O general brasileiro Santos Cruz ficou famoso por defender que as Nações Unidas devolvessem as agressões recebidas no Congo. Fez aliança com tropas governamentais e conseguiu neutralizar, à bala, assédio da guerrilha à cidade de Goma. O senhor também defende esse tipo de atitude, imposição de paz e devolução de golpes recebidos?
No atual mandato da ONU estão estabelecidas como prioridades estratégicas a proteção de civis e o apoio à estabilização e ao fortalecimento da autoridade governamental do Congo. É com esses princípios em mente que exercerei a função de Force Commander. Tenho que estar ciente da situação exata no terreno no momento, a fim de desempenhar a função dentro das perspectivas estratégicas da ONU. E o mandato atual continua a prever a atuação da Brigada de Intervenção em operações ofensivas. Sempre, é claro, tendo em vista a imperiosa necessidade de proteção de civis.

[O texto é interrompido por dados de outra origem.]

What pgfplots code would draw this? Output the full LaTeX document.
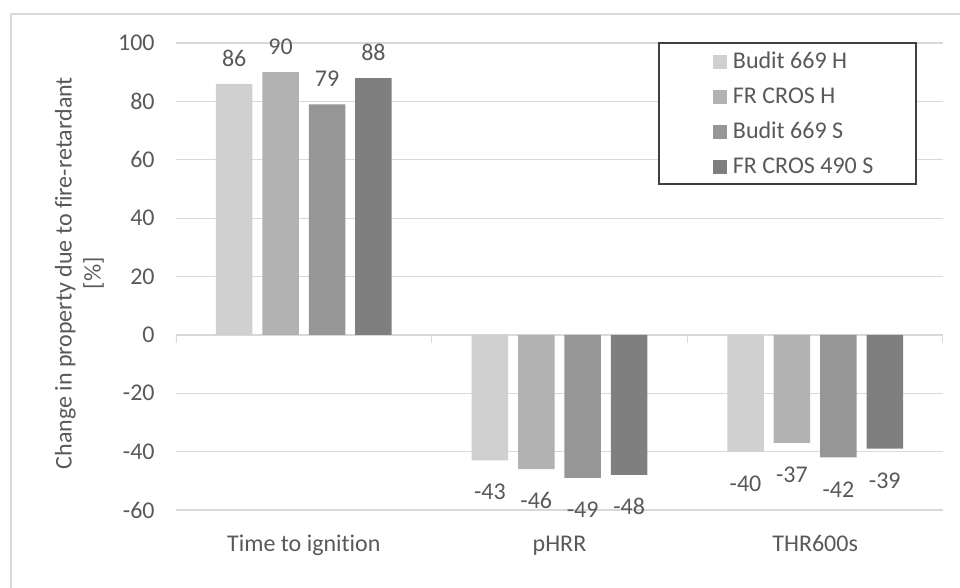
\documentclass[border=0pt]{standalone}
\usepackage{pgfplots}
\pgfplotsset{compat=1.18}
\usepackage{fontspec}
\setmainfont{Carlito}[Ligatures={NoCommon,NoContextual,NoRare}]

\definecolor{txt}{HTML}{595959}
\definecolor{gridc}{HTML}{D9D9D9}
\definecolor{barA}{HTML}{D0D0D0}
\definecolor{barB}{HTML}{B2B2B2}
\definecolor{barC}{HTML}{969696}
\definecolor{barD}{HTML}{7F7F7F}
\definecolor{boxc}{HTML}{404040}

\begin{document}
\begin{tikzpicture}
\fontsize{12}{14.5}\selectfont
% chart area frame
\draw[gridc, line width=0.75pt] (5.5pt,-20pt) -- (5.5pt,287pt) -- (520pt,287pt);
\begin{axis}[
  at={(88pt,39pt)}, anchor=south west,
  scale only axis, width=383.5pt, height=233.5pt,
  xmin=-0.5, xmax=2.5, ymin=-60, ymax=100,
  ytick={-60,-40,...,100},
  xtick={0,1,2},
  xticklabels={Time to igni\kern0pt tion, pHRR, THR600s},
  axis line style={draw=none},
  tick style={draw=none},
  major tick length=0pt,
  ymajorgrids, grid style={gridc, line width=0.6pt},
  /pgf/number format/assume math mode=true,
  tick label style={font=\fontsize{12}{14}\selectfont, text=txt},
  yticklabel style={inner xsep=0pt, xshift=-10.5pt},
  xticklabel style={anchor=base, yshift=-21pt},
  ylabel={Change in property due to fire-retardant\\{[}\%{]}},
  ylabel style={at={(axis description cs:-0.1258,0.507)}, anchor=center,
    align=center, font=\fontsize{12}{14.5}\selectfont, text=txt},
  ybar=4.95pt, bar width=18.25pt,
  nodes near coords,
  every node near coord/.append style={font=\fontsize{12}{14}\selectfont, text=txt,
    inner ysep=4pt, text height=15.6pt, text depth=4.5pt},
  legend image code/.code={\fill[#1] (0pt,-3.5pt) rectangle (7pt,3.5pt);},
  legend cell align=left,
  legend style={at={(axis description cs:0.7001,0.980)}, anchor=north west,
    draw=none, fill=none, inner sep=0pt, outer sep=0pt,
    row sep=7.5pt, column sep=3pt,
    font=\fontsize{12}{14}\selectfont, text=txt,
    nodes={inner sep=0pt, text height=8pt, text depth=2pt}},
]
% horizontal axis line at zero with category separators
\draw[gridc, line width=0.75pt] (axis cs:-0.5,0) -- (axis cs:2.5,0);
\draw[gridc, line width=0.75pt] (axis cs:-0.5,0) -- ([yshift=-4pt]axis cs:-0.5,0);
\draw[gridc, line width=0.75pt] (axis cs:0.5,0) -- ([yshift=-4pt]axis cs:0.5,0);
\draw[gridc, line width=0.75pt] (axis cs:1.5,0) -- ([yshift=-4pt]axis cs:1.5,0);
\draw[gridc, line width=0.75pt] (axis cs:2.5,0) -- ([yshift=-4pt]axis cs:2.5,0);
% legend frame
\draw[boxc, line width=0.75pt, fill=white]
  (axis description cs:0.6297,1) rectangle (axis description cs:0.9648,0.698);

\addplot[fill=barA, draw=none] coordinates {(0,86) (1,-43) (2,-40)};
\addlegendentry{Budit 669 H}
\addplot[fill=barB, draw=none] coordinates {(0,90) (1,-46) (2,-37)};
\addlegendentry{FR CROS H}
\addplot[fill=barC, draw=none] coordinates {(0,79) (1,-49) (2,-42)};
\addlegendentry{Budit 669 S}
\addplot[fill=barD, draw=none] coordinates {(0,88) (1,-48) (2,-39)};
\addlegendentry{FR CROS 490 S}
\end{axis}
\pgfresetboundingbox
\useasboundingbox (0,0) rectangle (480pt,294pt);
\end{tikzpicture}
\end{document}
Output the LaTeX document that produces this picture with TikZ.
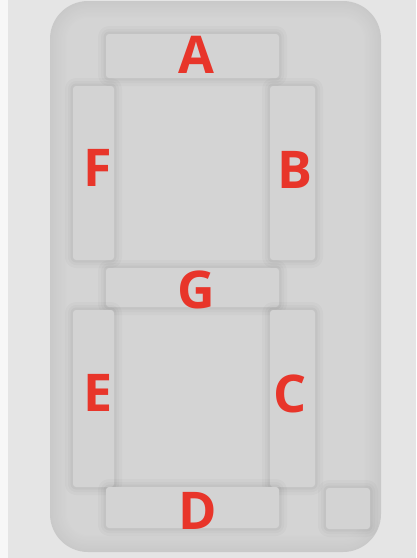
\documentclass[tikz,border=0pt]{standalone}
\usepackage{fontspec}
\setsansfont{Open Sans}
\definecolor{segred}{HTML}{E8352A}
\definecolor{bggray}{HTML}{E5E5E5}
\definecolor{seggray}{HTML}{D3D3D3}

\begin{document}
\begin{tikzpicture}[x=1pt, y=-1pt,
  seg/.style={fill=seggray, rounded corners=3pt, inner sep=0pt, line join=round,
    preaction={draw=black, draw opacity=0.025, line width=16pt},
    preaction={draw=black, draw opacity=0.025, line width=10pt},
    preaction={draw=black, draw opacity=0.03, line width=5pt}},
  lbl/.style={text=segred, font=\sffamily\bfseries\fontsize{52}{52}\selectfont, inner sep=0pt}]

% Draw the background
\useasboundingbox (0,0) rectangle (416,558);
\fill[white!97!black] (0,0) rectangle (8,558);
\fill[bggray] (8,0) rectangle (416,558);

% draw the panel, darker at its rim
\def\rad{38}
\foreach \i in {0,...,14}{
  \pgfmathsetmacro{\shade}{21-\i*4/14}
  \pgfmathsetmacro{\inset}{\i*1.2}
  \fill[black!\shade, rounded corners=\rad-\inset] (50+\inset,1+\inset) rectangle (381-\inset,552-\inset);
}

% the segments
\node[seg, minimum width=173pt, minimum height=44pt] (segA) at (192.5,56) {};
\node[seg, minimum width=41pt, minimum height=174pt] (segF) at (93.5,173) {};
\node[seg, minimum width=45pt, minimum height=174pt] (segB) at (292.5,173) {};
\node[seg, minimum width=173pt, minimum height=39pt] (segG) at (192.5,287.5) {};
\node[seg, minimum width=41pt, minimum height=177pt] (segE) at (93.5,398.5) {};
\node[seg, minimum width=45pt, minimum height=177pt] (segC) at (292.5,398.5) {};
\node[seg, minimum width=173pt, minimum height=41pt] (segD) at (192.5,507.5) {};
\node[seg, minimum width=44pt, minimum height=41pt] (segDP) at (348,508.5) {};

% the letters
\node[lbl] (labA) at (196,55) {A};
\node[lbl] (labF) at (98,168) {F};
\node[lbl] (labB) at (295,170) {B};
\node[lbl] (labG) at (196,290) {G};
\node[lbl] (labE) at (98,393) {E};
\node[lbl] (labC) at (290,394) {C};
\node[lbl] (labD) at (198,511) {D};
\end{tikzpicture}
\end{document}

O senhor dirigiu recentemente a Academia Militar das Agulhas Negras, mas também comandou a 17ª Brigada de Infantaria da Selva e tem formação de paraquedista. Qual o Costa Neves que mais se aproxima dos seus projetos pessoais, o professor acadêmico ou o que está na ação direta, no teatro de operações?
Não há dúvidas que a realização de um profissional das armas melhor se caracteriza quando ele tem a oportunidade de liderar homens e mulheres no desempenho da atividade-fim, na lide diária nos nossos quartéis, no cumprimento das nossas missões constitucionais. O comando de uma Brigada de Infantaria de Selva é o momento para que o oficial coloque toda sua capacidade e experiência à prova para cumprir as missões que lhe são confiadas. Fui muito feliz nos dois anos que comandei a 17ª Brigada de Infantaria de Selva e, julgo, deixei minhas colaborações para a Amazônia brasileira. Assim como foi muito gratificante minha passagem na Brigada de Infantaria paraquedista. Isso não exclui, entretanto, a grande realização que tive ao comandar a Academia Militar das Agulhas Negra (AMAN), escola de líderes do Exército Brasileiro. Tive, inclusive, o privilégio de, no comando da AMAN, receber a primeira turma de cadetes do sexo feminino na Academia Militar. Elas serão as primeiras oficiais combatentes de carreira do nosso Exército.